I’ll give you an example. I recently interviewed an inventor who’d developed a new household product. To build the prototype took him over two years and cost, including market research, patent applications and launching the product more than £60,000 of his own cash, not including the value of his time. He took the product to trade fairs, where an American saw the product, copied it without his permission and launched it in the US. The inventor had to hire US lawyers and incur legal fees sending out cease and desist letters. This fortunately resulted in the American licensing the product from the inventor, who now receives a royalty stream from sales of his invention in the US where he’d have struggled to launch the product himself.
The story has a happy ending, but the point (aside from the fact many such stories don’t have happy endings), is that the inventor had to carry the entire financial risk himself. While the total amount at stake was around £75,000, you ask the average earner in the UK how they’d feel about adding that to their personal debt. They wouldn’t be keen - it takes real guts.

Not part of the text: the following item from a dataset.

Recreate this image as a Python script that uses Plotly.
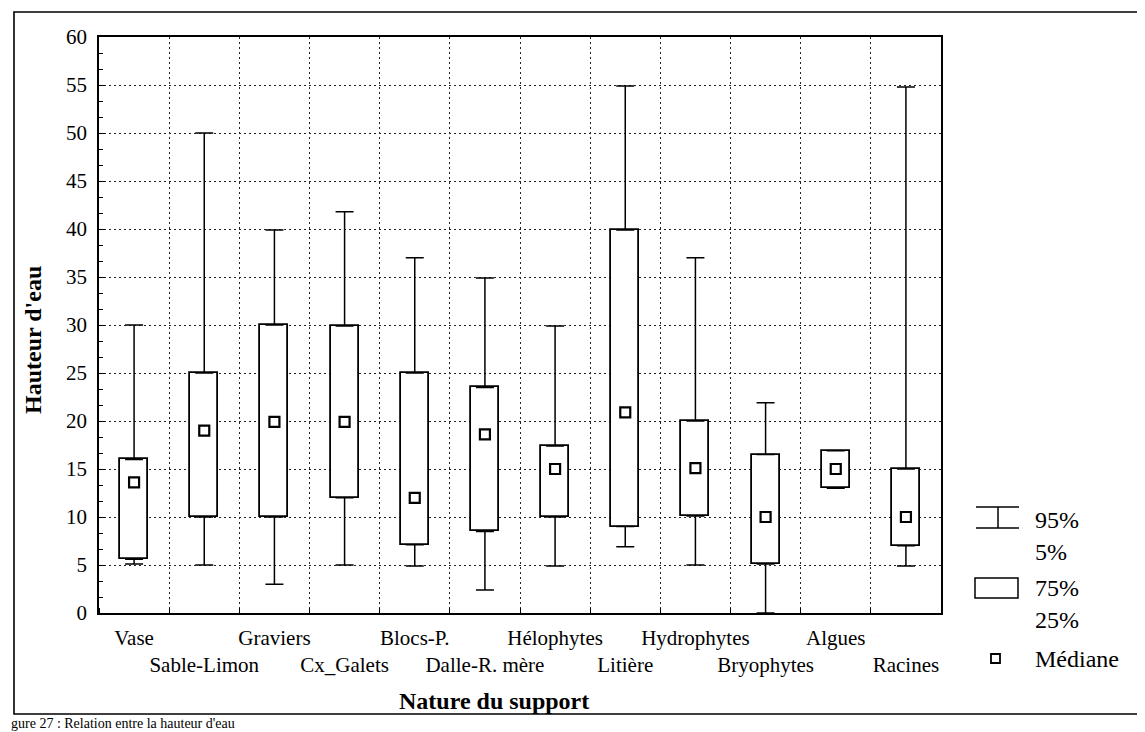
import plotly.graph_objects as go

categories = ["Vase", "Sable-Limon", "Graviers", "Cx_Galets", "Blocs-P.", "Dalle-R. mère",
              "Hélophytes", "Litière", "Hydrophytes", "Bryophytes", "Algues", "Racines"]
p5 = [5.1, 5.0, 3.0, 5.0, 4.9, 2.4, 4.9, 6.9, 5.0, 0.0, 13.0, 4.9]
q1 = [5.6, 10.0, 10.0, 12.0, 7.1, 8.5, 10.0, 9.0, 10.1, 5.1, 13.0, 7.0]
median = [13.6, 19.0, 19.9, 19.9, 12.0, 18.6, 15.0, 20.9, 15.1, 10.0, 15.0, 10.0]
q3 = [16.0, 25.0, 30.0, 29.9, 25.0, 23.5, 17.4, 39.9, 20.0, 16.5, 16.9, 15.0]
p95 = [30.0, 50.0, 39.9, 41.8, 37.0, 34.9, 29.9, 54.9, 37.0, 21.9, 16.9, 54.8]
y_ticks = list(range(0, 65, 5))

n = len(categories)
pos = list(range(n))
tick_text = [c if i % 2 == 0 else "<br>" + c for i, c in enumerate(categories)]

SERIF = "Liberation Serif, Times New Roman, serif"
PAGE_W, PAGE_H = 1145, 732
OFF = 8  # default body margin of the html page
W, H = PAGE_W - OFF, PAGE_H - OFF
# plot area in page pixels
L, R, T, B = 99, 941, 37, 613


def xp(px):
    return (px - L) / (R - L)


def yp(py):
    return (B - py) / (B - T)


fig = go.Figure()

# whiskers (upper and lower)
fig.add_trace(go.Scatter(
    x=pos, y=q3, mode="markers", marker=dict(size=1, opacity=0),
    error_y=dict(type="data", symmetric=False,
                 array=[a - b for a, b in zip(p95, q3)], arrayminus=[0] * n,
                 width=9, thickness=1.5, color="black"),
    showlegend=False, hoverinfo="skip"))
fig.add_trace(go.Scatter(
    x=pos, y=q1, mode="markers", marker=dict(size=1, opacity=0),
    error_y=dict(type="data", symmetric=False,
                 array=[0] * n, arrayminus=[a - b for a, b in zip(q1, p5)],
                 width=9, thickness=1.5, color="black"),
    showlegend=False, hoverinfo="skip"))

# boxes
fig.add_trace(go.Bar(
    x=pos, y=[a - b for a, b in zip(q3, q1)], base=q1, width=0.4,
    marker=dict(color="white", line=dict(color="black", width=1.8)),
    showlegend=False, hoverinfo="skip"))

# medians
fig.add_trace(go.Scatter(
    x=pos, y=median, mode="markers",
    marker=dict(symbol="square-open", size=10, color="black", line=dict(width=2.2, color="black")),
    showlegend=False, hoverinfo="skip"))

fig.update_layout(
    width=W, height=H,
    margin=dict(l=L - OFF, r=PAGE_W - R, t=T - OFF, b=PAGE_H - B, autoexpand=False),
    paper_bgcolor="white", plot_bgcolor="white",
    font=dict(family=SERIF, color="black"),
    bargap=0,
    xaxis=dict(
        range=[-0.5, n - 0.5], tickmode="array", tickvals=pos, ticktext=tick_text,
        tickangle=0, automargin=False,
        showgrid=False, zeroline=False, ticks="",
        tickfont=dict(family=SERIF, size=21, color="black"),
        ticklabelstandoff=5,
        showline=True, linecolor="black", linewidth=1.5, mirror=True,
        minor=dict(tickmode="linear", tick0=0.5, dtick=1, showgrid=True,
                   gridcolor="#222", griddash="2px,3px", gridwidth=1,
                   ticks="inside", ticklen=5, tickcolor="black"),
    ),
    yaxis=dict(
        range=[0, 60], tickmode="array", tickvals=y_ticks, automargin=False,
        showgrid=True, gridcolor="#222", griddash="2px,3px", gridwidth=1,
        zeroline=False, ticks="inside", ticklen=6, tickcolor="black",
        tickfont=dict(family=SERIF, size=21, color="black"),
        ticklabelstandoff=6,
        showline=True, linecolor="black", linewidth=1.5, mirror=True,
        minor=dict(tickmode="linear", tick0=0, dtick=5 / 3, ticks="inside",
                   ticklen=4, tickcolor="black", showgrid=False),
    ),
)

shapes = []
# outer frame
shapes.append(dict(type="rect", xref="paper", yref="paper",
                   x0=xp(14), x1=xp(1139), y0=yp(714), y1=yp(12),
                   line=dict(color="black", width=1.6), layer="below"))
# legend glyphs
shapes.append(dict(type="line", xref="paper", yref="paper", x0=xp(976), x1=xp(1019), y0=yp(507), y1=yp(507),
                   line=dict(color="black", width=1.5)))
shapes.append(dict(type="line", xref="paper", yref="paper", x0=xp(976), x1=xp(1019), y0=yp(528), y1=yp(528),
                   line=dict(color="black", width=1.5)))
shapes.append(dict(type="line", xref="paper", yref="paper", x0=xp(998), x1=xp(998), y0=yp(507), y1=yp(528),
                   line=dict(color="black", width=1.5)))
shapes.append(dict(type="rect", xref="paper", yref="paper", x0=xp(975), x1=xp(1018), y0=yp(598), y1=yp(578),
                   line=dict(color="black", width=1.5), fillcolor="white"))
shapes.append(dict(type="rect", xref="paper", yref="paper", x0=xp(991), x1=xp(1000), y0=yp(663), y1=yp(654),
                   line=dict(color="black", width=1.8), fillcolor="white"))
fig.update_layout(shapes=shapes)

ann = []
for txt, py in [("95%", 520), ("5%", 552), ("75%", 588), ("25%", 620), ("Médiane", 659)]:
    ann.append(dict(text=txt, xref="paper", yref="paper", x=xp(1033), y=yp(py),
                    xanchor="left", yanchor="middle", showarrow=False,
                    font=dict(family=SERIF, size=24, color="black")))
ann.append(dict(text="<b>Nature du support</b>", xref="paper", yref="paper",
                x=xp(494), y=yp(701), xanchor="center", yanchor="middle", showarrow=False,
                font=dict(family=SERIF, size=24, color="black")))
ann.append(dict(text="<b>Hauteur d'eau</b>", xref="paper", yref="paper",
                x=xp(33), y=yp(340), xanchor="center", yanchor="middle", showarrow=False,
                textangle=-90, font=dict(family=SERIF, size=24, color="black")))
ann.append(dict(text="gure 27 : Relation entre la hauteur d'eau", xref="paper", yref="paper",
                x=xp(10), y=yp(723), xanchor="left", yanchor="middle", showarrow=False,
                borderpad=0, font=dict(family=SERIF, size=14, color="black")))
fig.update_layout(annotations=ann)

fig.write_html("out.html")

The fact is few jobs pay bonuses of the size paid to bankers and the downside for entrepreneurs, inventors and creative people launching new ideas is disproportionately high compared to the upside. The problem with banking is the upside is disproportionately high compared to the downside.
So in an effort to restore the balance, and a fairer equilibrium of risk, my proposal is to launch a new fund for the development of ideas: An “Ideas Bonus Fund”.

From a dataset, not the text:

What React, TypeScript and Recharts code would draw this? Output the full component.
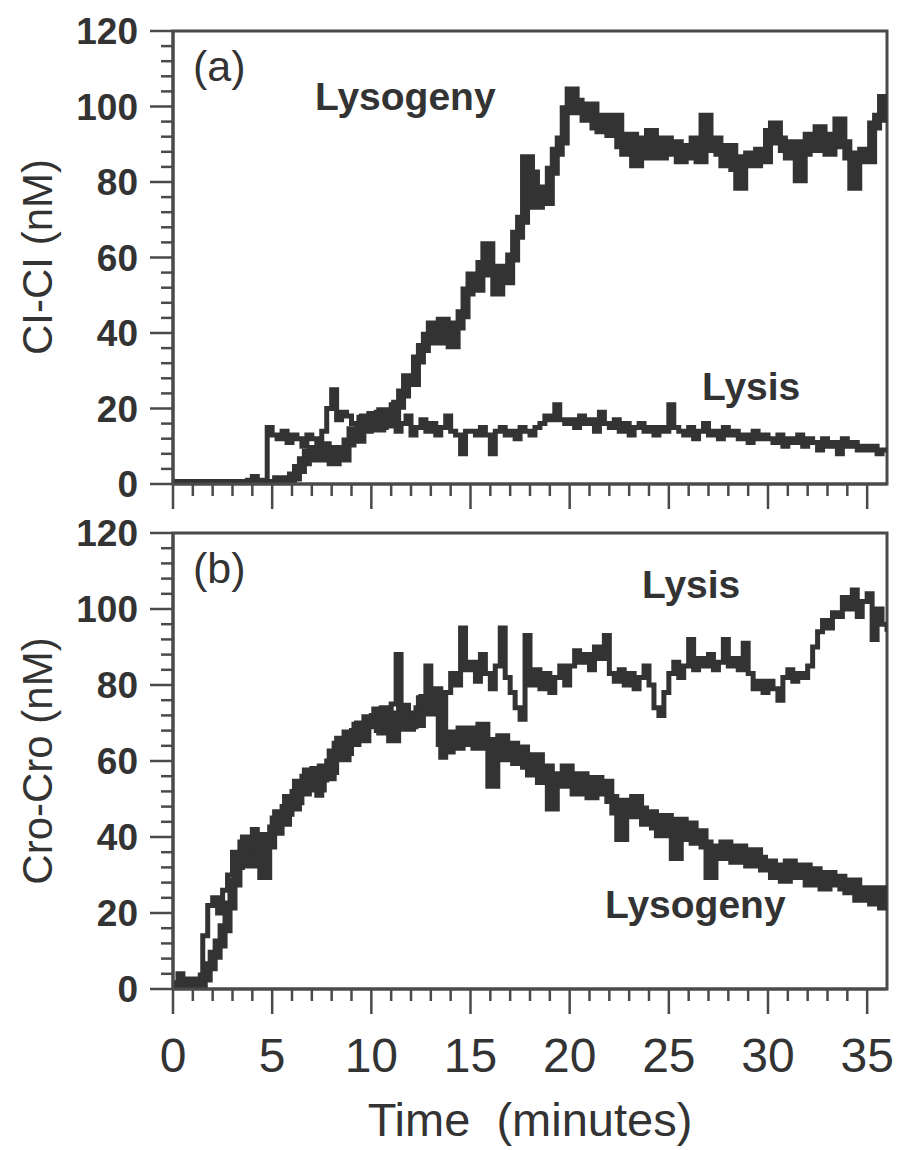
import { LineChart, Line, XAxis, YAxis, ReferenceArea, Customized } from "recharts";

const STEP = 0.25; // sampling interval (minutes)

// (a) CI-CI dimer, nM
const aLysogeny = [
  0, 0, 0, 0, 0, 0, 0, 0, 0, 0, 0, 0, 0, 0, 0, 0, 0, 0, 0, 0,
  0, 1, 0, 1, 2, 4, 6, 8, 9, 7, 10, 8, 6, 9, 7, 11, 14, 12, 17, 15,
  18, 15, 19, 16, 17, 21, 24, 28, 27, 33, 36, 39, 42, 38, 43, 40, 37, 42, 45, 51,
  55, 52, 58, 63, 56, 51, 57, 54, 60, 66, 70, 86, 82, 74, 78, 75, 83, 88, 91, 99,
  104, 101, 99, 97, 100, 95, 94, 97, 93, 97, 90, 88, 92, 85, 91, 87, 93, 89, 87, 91,
  88, 90, 86, 89, 87, 91, 86, 97, 89, 91, 88, 85, 89, 84, 79, 86, 87, 85, 88, 86,
  93, 95, 91, 89, 87, 90, 81, 88, 92, 89, 94, 90, 88, 92, 96, 90, 87, 79, 86, 88,
  86, 95, 97, 102, 96,
];
const aLysis = [
  0, 0, 0, 0, 0, 0, 0, 0, 0, 0, 0, 0, 0, 0, 0, 1, 2, 1, 1, 15,
  13, 12, 14, 11, 13, 12, 10, 13, 12, 11, 14, 20, 25, 17, 19, 18, 16, 15, 18, 14,
  16, 19, 15, 17, 21, 14, 16, 18, 13, 15, 17, 14, 16, 13, 15, 18, 14, 13, 8, 14,
  14, 13, 15, 13, 8, 14, 15, 13, 14, 12, 15, 14, 13, 15, 16, 18, 17, 21, 17, 16,
  17, 15, 18, 16, 17, 14, 19, 16, 15, 17, 14, 16, 13, 15, 16, 14, 15, 13, 15, 14,
  21, 15, 14, 13, 15, 12, 14, 16, 13, 14, 12, 15, 13, 14, 12, 13, 11, 14, 12, 13,
  12, 11, 13, 10, 12, 11, 13, 10, 12, 11, 9, 12, 10, 11, 8, 12, 10, 11, 9, 10,
  9, 10, 8, 9, 9,
];

// (b) Cro-Cro dimer, nM
const bLysogeny = [
  0, 1, 2, 1, 2, 1, 3, 6, 9, 12, 16, 22, 28, 34, 38, 33, 37, 40, 30, 38,
  42, 46, 44, 50, 48, 54, 52, 57, 55, 53, 58, 56, 62, 64, 61, 67, 65, 69, 66, 71,
  70, 73, 68, 72, 66, 71, 74, 69, 72, 70, 76, 73, 78, 76, 65, 63, 67, 64, 68, 65,
  68, 64, 69, 65, 54, 63, 66, 61, 64, 60, 63, 59, 57, 61, 55, 58, 48, 56, 54, 58,
  55, 52, 56, 53, 51, 55, 52, 54, 50, 47, 40, 49, 46, 50, 47, 44, 46, 43, 41, 45,
  42, 35, 44, 40, 43, 39, 41, 38, 30, 37, 35, 38, 36, 34, 37, 35, 33, 36, 34, 32,
  33, 30, 32, 29, 33, 31, 30, 32, 28, 31, 29, 27, 30, 28, 29, 27, 26, 28, 24, 26,
  25, 23, 26, 22, 23,
];
const bLysis = [
  0, 4, 1, 2, 1, 2, 14, 22, 24, 20, 26, 30, 36, 32, 40, 36, 42, 38, 35, 40,
  45, 41, 48, 46, 52, 49, 56, 53, 58, 51, 55, 60, 57, 66, 63, 62, 68, 70, 67, 69,
  72, 68, 74, 70, 75, 88, 73, 71, 69, 74, 77, 85, 76, 79, 61, 78, 83, 80, 95, 84,
  86, 81, 88, 83, 79, 85, 95, 82, 78, 74, 71, 93, 80, 84, 79, 83, 78, 82, 85, 80,
  85, 89, 86, 88, 84, 90, 87, 93, 83, 81, 84, 80, 83, 79, 82, 85, 80, 74, 72, 78,
  83, 86, 82, 85, 92, 84, 87, 85, 88, 84, 86, 92, 85, 87, 84, 91, 83, 79, 81, 78,
  81, 79, 76, 82, 84, 81, 83, 82, 85, 90, 94, 97, 95, 99, 98, 103, 100, 105, 98, 102,
  104, 92, 100, 96, 94,
];

const xTicks = [
  0, 1, 2, 3, 4, 5, 6, 7, 8, 9, 10, 11, 12, 13, 14, 15, 16, 17,
  18, 19, 20, 21, 22, 23, 24, 25, 26, 27, 28, 29, 30, 31, 32, 33, 34, 35,
];
const yTicks = [
  0, 4, 8, 12, 16, 20, 24, 28, 32, 36, 40, 44, 48, 52, 56, 60,
  64, 68, 72, 76, 80, 84, 88, 92, 96, 100, 104, 108, 112, 116, 120,
];

const FONT = '"Liberation Sans", Arial, Helvetica, sans-serif';
const INK = "#333";
const AXIS = "#4a4a4a";

const toRows = (lysogeny: number[], lysis: number[]) =>
  lysogeny.map((v, i) => ({ t: i * STEP, lysogeny: v, lysis: lysis[i] }));

const YTick = (props: any) => {
  const { x, y, payload } = props;
  const major = payload.value % 20 === 0;
  return (
    <g>
      <line x1={x} x2={x - (major ? 23 : 12)} y1={y} y2={y} stroke={AXIS} strokeWidth={2.5} />
      {major && (
        <text x={x - 35} y={y + 13} textAnchor="end" fontSize={37} fontWeight="bold" fontFamily={FONT} fill={INK}>
          {payload.value}
        </text>
      )}
    </g>
  );
};

const makeXTick = (labels: boolean) => (props: any) => {
  const { x, y, payload } = props;
  const major = payload.value % 5 === 0;
  return (
    <g>
      <line x1={x} x2={x} y1={y} y2={y + (major ? 25 : 12)} stroke={AXIS} strokeWidth={2.5} />
      {labels && major && (
        <text x={x} y={y + 83} textAnchor="middle" fontSize={48} fontFamily={FONT} fill={INK}>
          {payload.value}
        </text>
      )}
    </g>
  );
};

const txt = { fontFamily: FONT, fill: INK } as const;

function Panel({ rows, height, top, xHeight, yTitle, yTitleY, labels, annotations }: any) {
  return (
    <LineChart width={899} height={height} data={rows} margin={{ top, right: 12, bottom: 0, left: 0 }}>
      <XAxis
        type="number"
        dataKey="t"
        domain={[0, 36]}
        ticks={xTicks}
        interval={0}
        tickSize={0}
        tickMargin={0}
        tickLine={false}
        axisLine={{ stroke: AXIS, strokeWidth: 3 }}
        height={xHeight}
        tick={makeXTick(labels)}
        allowDataOverflow
      />
      <YAxis
        type="number"
        domain={[0, 120]}
        ticks={yTicks}
        interval={0}
        tickSize={0}
        tickMargin={0}
        tickLine={false}
        axisLine={{ stroke: AXIS, strokeWidth: 3 }}
        width={173}
        tick={YTick}
        allowDataOverflow
      />
      <ReferenceArea x1={0} x2={36} y1={0} y2={120} fill="none" fillOpacity={0} stroke={AXIS} strokeWidth={3} />
      <Line type="stepAfter" dataKey="lysogeny" stroke={INK} strokeWidth={10} dot={false} isAnimationActive={false} />
      <Line type="stepAfter" dataKey="lysis" stroke={INK} strokeWidth={5} dot={false} isAnimationActive={false} />
      <Customized
        component={() => (
          <g>
            <text x={52} y={yTitleY} textAnchor="middle" fontSize={42} transform={`rotate(-90 52 ${yTitleY})`} {...txt}>
              {yTitle}
            </text>
            {annotations}
          </g>
        )}
      />
    </LineChart>
  );
}

export default function App() {
  const rowsA = toRows(aLysogeny, aLysis);
  const rowsB = toRows(bLysogeny, bLysis);
  return (
    <div style={{ position: "absolute", left: 0, top: 0, width: 899, height: 1150, background: "#fff" }}>
      <div style={{ position: "absolute", left: 0, top: 0 }}>
        <Panel
          rows={rowsA}
          height={515}
          top={31}
          xHeight={31}
          yTitle="CI-CI (nM)"
          yTitleY={257}
          labels={false}
          annotations={
            <>
              <text x={193} y={81} fontSize={43} {...txt}>(a)</text>
              <text x={315} y={110} fontSize={39} fontWeight="bold" {...txt}>Lysogeny</text>
              <text x={702} y={400} fontSize={39} fontWeight="bold" {...txt}>Lysis</text>
            </>
          }
        />
      </div>
      <div style={{ position: "absolute", left: 0, top: 490 }}>
        <Panel
          rows={rowsB}
          height={660}
          top={43}
          xHeight={161}
          yTitle="Cro-Cro (nM)"
          yTitleY={271}
          labels={true}
          annotations={
            <>
              <text x={193} y={93} fontSize={43} {...txt}>(b)</text>
              <text x={642} y={108} fontSize={39} fontWeight="bold" {...txt}>Lysis</text>
              <text x={605} y={428} fontSize={39} fontWeight="bold" {...txt}>Lysogeny</text>
              <text x={530} y={646} textAnchor="middle" fontSize={47} xmlSpace="preserve" style={{ whiteSpace: "pre" }} {...txt}>
                {"Time  (minutes)"}
              </text>
            </>
          }
        />
      </div>
    </div>
  );
}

Bankers would be encouraged to invest 10% of their annual bonuses in the fund. This would not be a philanthropic gesture. It would be an EIS-qualifying investment with a commercial goal. The money would be applied to the development of new business ideas, new technology and new creative initiatives. It would be spent on developing prototypes, R&D and maximising IP protection through patent and trademark applications and copyright. So, while the risk would be real, the upside and ROI in the form of assets, IP and new businesses would also be real.

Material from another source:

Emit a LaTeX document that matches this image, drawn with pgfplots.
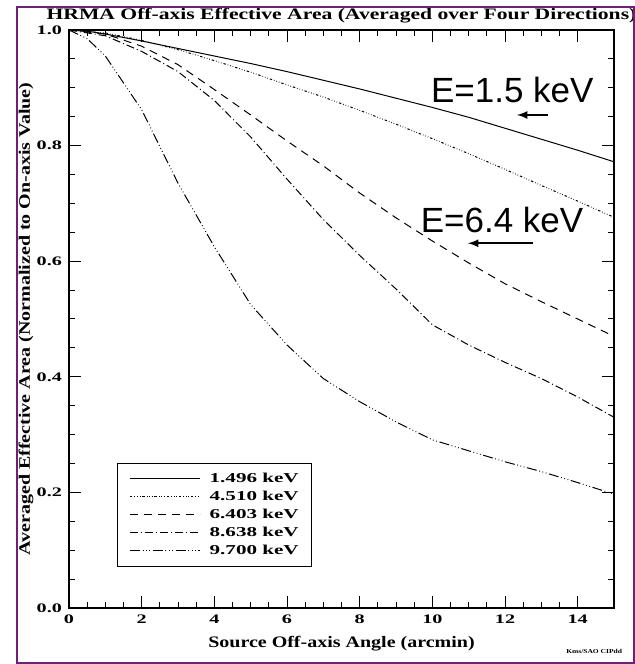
\documentclass[border=0pt]{standalone}
\usepackage{fontspec}
\setmainfont{Liberation Serif}[FakeStretch=1.25]
\newfontfamily\titlefont{Liberation Serif}[FakeStretch=1.35]
\newfontfamily\widefont{Liberation Serif}[FakeStretch=1.55]
\newfontfamily\annfont{Liberation Sans}
\usepackage{pgfplots}
\pgfplotsset{compat=1.18}
\definecolor{framepurple}{RGB}{112,32,120}

\begin{document}
\begin{tikzpicture}
\begin{axis}[
    at={(0,0)}, anchor=south west,
    scale only axis,
    width=272.5pt, height=289pt,
    xmin=0, xmax=15, ymin=0, ymax=1,
    xtick={0,2,...,14},
    ytick={0,0.2,...,1.0},
    minor x tick num=3,
    minor y tick num=3,
    tick align=inside,
    major tick length=6pt,
    minor tick length=3pt,
    axis line style={line width=0.6pt},
    every tick/.style={black, line width=0.5pt},
    yticklabel style={/pgf/number format/fixed, /pgf/number format/fixed zerofill, /pgf/number format/precision=1},
    /pgf/number format/assume math mode=true,
    tick label style={font=\widefont\fontsize{6.5}{7}\selectfont\bfseries},
    title={HRMA Off-axis Effective Area (Averaged over Four Directions)},
    every axis title shift=0pt,
    title style={at={(axis description cs:0.5,1.0173)}, anchor=base, font=\titlefont\fontsize{8}{9}\selectfont\bfseries},
    xlabel={Source Off-axis Angle (arcmin)},
    xlabel style={at={(axis description cs:0.5,-0.0675)}, anchor=base, font=\fontsize{8}{9}\selectfont\bfseries},
    ylabel={Averaged Effective Area (Normalized to On-axis Value)},
    ylabel style={at={(axis description cs:-0.0716,0.5)}, anchor=base, font=\fontsize{8}{9}\selectfont\bfseries},
    legend style={at={(axis cs:1.32,0.251)}, anchor=north west, draw=black, line width=0.5pt,
        font=\widefont\fontsize{6.8}{7}\selectfont\bfseries, row sep=1.6pt,
        nodes={inner sep=0.6pt}, inner xsep=6pt, inner ysep=4pt},
    legend cell align=left,
    legend image code/.code={\draw[#1] plot coordinates {(0pt,0pt) (35pt,0pt)};},
    every axis plot/.append style={black, line width=0.5pt},
]

\addplot[solid] coordinates {
    (0,1.0)(0.5,0.998)(1,0.993)(2,0.981)(3,0.968)(4,0.955)(5,0.942)(6,0.928)
    (7,0.913)(8,0.898)(9,0.882)(10,0.866)(11,0.849)(12,0.830)(13,0.811)(14,0.792)(15,0.772)
};
\addlegendentry{\hspace{4pt}1.496 keV}

\addplot[dash pattern=on 1.2pt off 1pt on 0.3pt off 1pt on 0.3pt off 1pt on 0.3pt off 1pt] coordinates {
    (0,1)(1,0.995)(2,0.982)(3,0.966)(4,0.947)(5,0.927)(6,0.905)(7,0.884)
    (8,0.861)(9,0.837)(10,0.812)(11,0.786)(12,0.759)(13,0.731)(14,0.704)(15,0.676)
};
\addlegendentry{\hspace{4pt}4.510 keV}

\addplot[dash pattern=on 4pt off 3pt] coordinates {
    (0,1)(1,0.993)(2,0.972)(3,0.940)(4,0.897)(5,0.853)(6,0.808)(7,0.765)
    (8,0.718)(9,0.675)(10,0.635)(11,0.597)(12,0.561)(13,0.530)(14,0.500)(15,0.470)
};
\addlegendentry{\hspace{4pt}6.403 keV}

\addplot[dash pattern=on 4pt off 1.5pt on 0.5pt off 1.5pt] coordinates {
    (0,1)(1,0.99)(2,0.963)(3,0.928)(4,0.878)(5,0.815)(6,0.742)(7,0.672)
    (8,0.610)(9,0.552)(10,0.490)(11,0.455)(12,0.425)(13,0.397)(14,0.365)(15,0.330)
};
\addlegendentry{\hspace{4pt}8.638 keV}

\addplot[dash pattern=on 5pt off 1.3pt on 0.4pt off 1.3pt on 0.4pt off 1.3pt on 0.4pt off 1.3pt] coordinates {
    (0,1)(0.5,0.985)(1,0.955)(2,0.862)(3,0.735)(4,0.625)(5,0.525)(6,0.455)(7,0.397)
    (8,0.357)(9,0.322)(10,0.291)(11,0.272)(12,0.253)(13,0.236)(14,0.217)(15,0.197)
};
\addlegendentry{\hspace{4pt}9.700 keV}

% annotations added on top of the original plot
\node[anchor=base, font=\annfont\fontsize{17.5}{18}\selectfont] at (axis cs:12.2,0.874) {E=1.5 keV};
\draw[-latex, line width=0.8pt] (axis cs:13.18,0.853) -- (axis cs:12.33,0.853);
\node[anchor=base, font=\annfont\fontsize{17.5}{18}\selectfont] at (axis cs:11.92,0.650) {E=6.4 keV};
\draw[-latex, line width=0.8pt] (axis cs:12.77,0.631) -- (axis cs:10.98,0.631);
\end{axis}

\node[anchor=base east, font=\fontsize{3}{3}\selectfont\bfseries] at (280pt,-23pt) {Kms/SAO CIPdd};
\draw[framepurple, line width=0.8pt] (-26pt,-27.5pt) rectangle (282.5pt,300.5pt);
\pgfresetboundingbox
\path[use as bounding box] (-34.5pt,-28pt) rectangle (283pt,304pt);
\end{tikzpicture}
\end{document}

The amounts initially allocated would be smaller than those available from VC funds or even angels, and while there are plenty of such incubator funds in places like Palo Alto where innovation has a momentum at the heart of their culture, it’s hard to find those amounts here. We need innovation to restore growth in the private sector so politicians from all parties and senior bankers should be able to support this. Project Merlin encourages banks to lend more to SMEs, but a fund for new ideas is about individual bankers putting up risk money from bonuses earned, admittedly with skill and hard work, but without much real risk.
We need successful, high-earning bankers in the UK; we don’t need high-earning bandits. An Ideas Bonus Fund won’t control bankers’ appetite for risk when they speculate with the banks' money, but while others work on that issue, this fund may contribute to the current imbalance of risk.